# Instructions to follow:
Working from the top of the listing below, retype each line through the line containing "const pts = rnaSeq.map((v, i)", both included, with no pictures.

--- Begin Supplied material ---

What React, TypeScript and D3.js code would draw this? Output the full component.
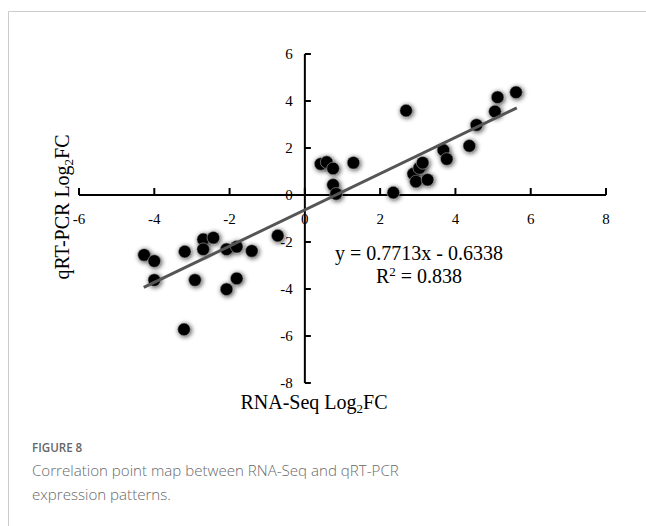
import React from "react";
import * as d3 from "d3";

const rnaSeq = [0.42, 0.58, 0.75, 0.75, 0.83, 1.29, 2.35, 2.69, 2.88, 2.95, 3.04, 3.13, 3.26, 3.68, 3.77, 4.37, 4.56, 5.05, 5.12, 5.61,
  -4.27, -4.0, -4.0, -3.19, -3.21, -2.92, -2.7, -2.7, -2.43, -2.08, -1.81, -2.08, -1.81, -1.41, -0.72];
const qrtPcr = [1.32, 1.4, 1.13, 0.43, 0.05, 1.37, 0.1, 3.59, 0.9, 0.57, 1.15, 1.37, 0.65, 1.91, 1.53, 2.09, 2.98, 3.55, 4.16, 4.37,
  -2.55, -2.81, -3.62, -2.41, -5.72, -3.62, -1.89, -2.31, -1.82, -2.31, -2.2, -4.01, -3.55, -2.38, -1.73];
const xTicks = [-6, -4, -2, 0, 2, 4, 6, 8];
const yTicks = [-8, -6, -4, -2, 0, 2, 4, 6];
const slope = 0.7713;
const intercept = -0.6338;
const fitRange = [-4.28, 5.63];

const serif = "'Liberation Serif', 'Times New Roman', serif";
const sans = "'Open Sans', 'Noto Sans', sans-serif";

export default function App() {
  const x = d3.scaleLinear().domain([-6, 8]).range([79, 606]);
  const y = d3.scaleLinear().domain([-8, 6]).range([383, 54]);
  const x0 = x(0);
  const y0 = y(0);
  const line = d3.line<number>().x((d) => x(d)).y((d) => y(slope * d + intercept));
  const pts = rnaSeq.map((v, i) => [v, qrtPcr[i]]);

  return (
    <svg width={646} height={526} style={{ position: "absolute", left: 0, top: 0 }}>
      <defs>
        <filter id="glow" x="-80%" y="-80%" width="260%" height="260%">
          <feGaussianBlur in="SourceAlpha" stdDeviation="2.6" result="b" />
          <feOffset in="b" dx="0.6" dy="1" result="o" />
          <feComponentTransfer in="o" result="s">
            <feFuncA type="linear" slope="0.75" />
          </feComponentTransfer>
          <feMerge>
            <feMergeNode in="s" />
            <feMergeNode in="SourceGraphic" />
          </feMerge>
        </filter>
      </defs>
      <rect x={0} y={0} width={646} height={526} fill="#fff" />
      <path d="M8.5,526 L8.5,11.5 L646,11.5" fill="none" stroke="#cccccc" strokeWidth={1} />

      {/* axes */}
      <line x1={x(-6)} x2={x(8)} y1={y0} y2={y0} stroke="#000" strokeWidth={2} />
      <line x1={x0} x2={x0} y1={y(6)} y2={y(-8)} stroke="#000" strokeWidth={2} />
      {xTicks.map((t) => (
        <g key={"x" + t}>
          <line x1={x(t)} x2={x(t)} y1={y0} y2={y0 - 7} stroke="#000" strokeWidth={2} />
          <text x={x(t)} y={y0 + 29} textAnchor="middle" fontFamily={serif} fontSize={15} fill="#000">
            {t}
          </text>
        </g>
      ))}
      {yTicks.map((t) => (
        <g key={"y" + t}>
          <line x1={x0} x2={x0 + 6} y1={y(t)} y2={y(t)} stroke="#000" strokeWidth={2} />
          <text x={x0 - 12} y={y(t) + 5} textAnchor="end" fontFamily={serif} fontSize={15} fill="#000">
            {t}
          </text>
        </g>
      ))}

      {/* points */}
      {pts.map((p, i) => (
        <circle key={i} cx={x(p[0])} cy={y(p[1])} r={6.3} fill="#000" stroke="#9a9a9a" strokeWidth={0.6} filter="url(#glow)" />
      ))}

      {/* regression line */}
      <path d={line(fitRange) || ""} fill="none" stroke="#555" strokeWidth={3} />

      {/* equation */}
      <text x={419} y={260} textAnchor="middle" fontFamily={serif} fontSize={20} fill="#000">
        y = 0.7713x - 0.6338
      </text>
      <text x={419} y={283} textAnchor="middle" fontFamily={serif} fontSize={20} fill="#000">
        R<tspan dy={-7} fontSize={13}>2</tspan>
        <tspan dy={7}> = 0.838</tspan>
      </text>

      {/* axis titles */}
      <text x={314} y={409} textAnchor="middle" fontFamily={serif} fontSize={20} fill="#000">
        RNA-Seq Log<tspan dy={4} fontSize={13}>2</tspan>
        <tspan dy={-4}>FC</tspan>
      </text>
      <text transform={`translate(69,207) rotate(-90)`} textAnchor="middle" fontFamily={serif} fontSize={20} fill="#000">
        qRT-PCR Log<tspan dy={4} fontSize={13}>2</tspan>
        <tspan dy={-4}>FC</tspan>
      </text>

      {/* caption */}
      <text x={32} y={452} fontFamily={sans} fontSize={11.6} fontWeight={600} fill="#666">
        FIGURE 8
      </text>
      <text x={32} y={476} fontFamily={sans} fontSize={15.1} fontWeight={300} fill="#6a6a6a">
        Correlation point map between RNA-Seq and qRT-PCR
      </text>
      <text x={32} y={500} fontFamily={sans} fontSize={15.1} fontWeight={300} fill="#6a6a6a">
        expression patterns.
      </text>
    </svg>
  );
}
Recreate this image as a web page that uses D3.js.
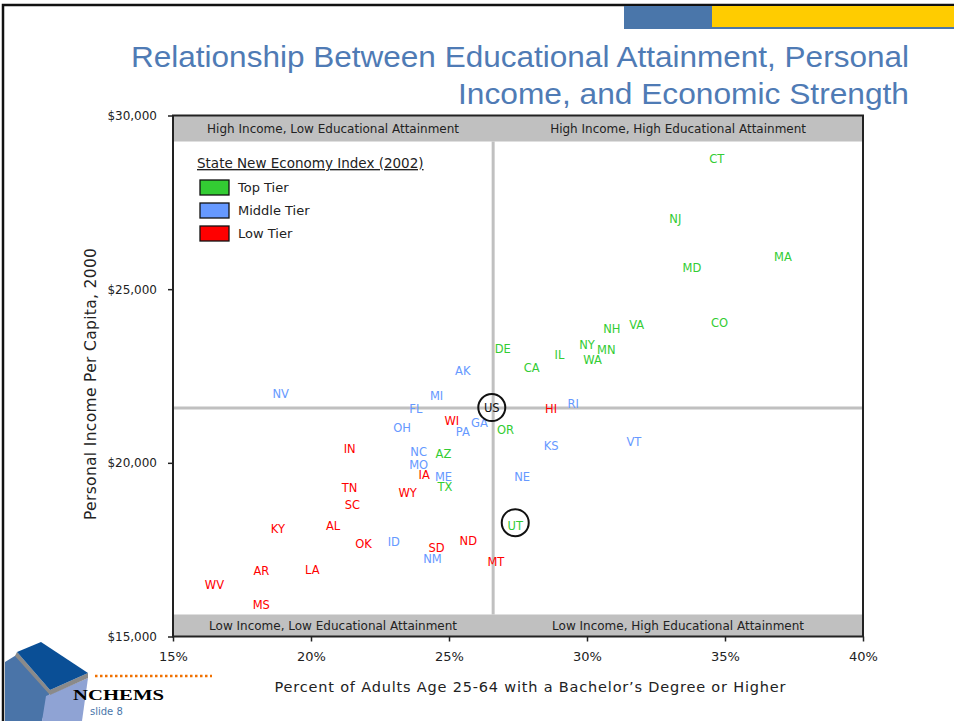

--- End Supplied material ---

# Answer for the task:
What React, TypeScript and D3.js code would draw this? Output the full component.
import React from "react";
import * as d3 from "d3";

const rnaSeq = [0.42, 0.58, 0.75, 0.75, 0.83, 1.29, 2.35, 2.69, 2.88, 2.95, 3.04, 3.13, 3.26, 3.68, 3.77, 4.37, 4.56, 5.05, 5.12, 5.61,
  -4.27, -4.0, -4.0, -3.19, -3.21, -2.92, -2.7, -2.7, -2.43, -2.08, -1.81, -2.08, -1.81, -1.41, -0.72];
const qrtPcr = [1.32, 1.4, 1.13, 0.43, 0.05, 1.37, 0.1, 3.59, 0.9, 0.57, 1.15, 1.37, 0.65, 1.91, 1.53, 2.09, 2.98, 3.55, 4.16, 4.37,
  -2.55, -2.81, -3.62, -2.41, -5.72, -3.62, -1.89, -2.31, -1.82, -2.31, -2.2, -4.01, -3.55, -2.38, -1.73];
const xTicks = [-6, -4, -2, 0, 2, 4, 6, 8];
const yTicks = [-8, -6, -4, -2, 0, 2, 4, 6];
const slope = 0.7713;
const intercept = -0.6338;
const fitRange = [-4.28, 5.63];

const serif = "'Liberation Serif', 'Times New Roman', serif";
const sans = "'Open Sans', 'Noto Sans', sans-serif";

export default function App() {
  const x = d3.scaleLinear().domain([-6, 8]).range([79, 606]);
  const y = d3.scaleLinear().domain([-8, 6]).range([383, 54]);
  const x0 = x(0);
  const y0 = y(0);
  const line = d3.line<number>().x((d) => x(d)).y((d) => y(slope * d + intercept));
  const pts = rnaSeq.map((v, i) => [v, qrtPcr[i]]);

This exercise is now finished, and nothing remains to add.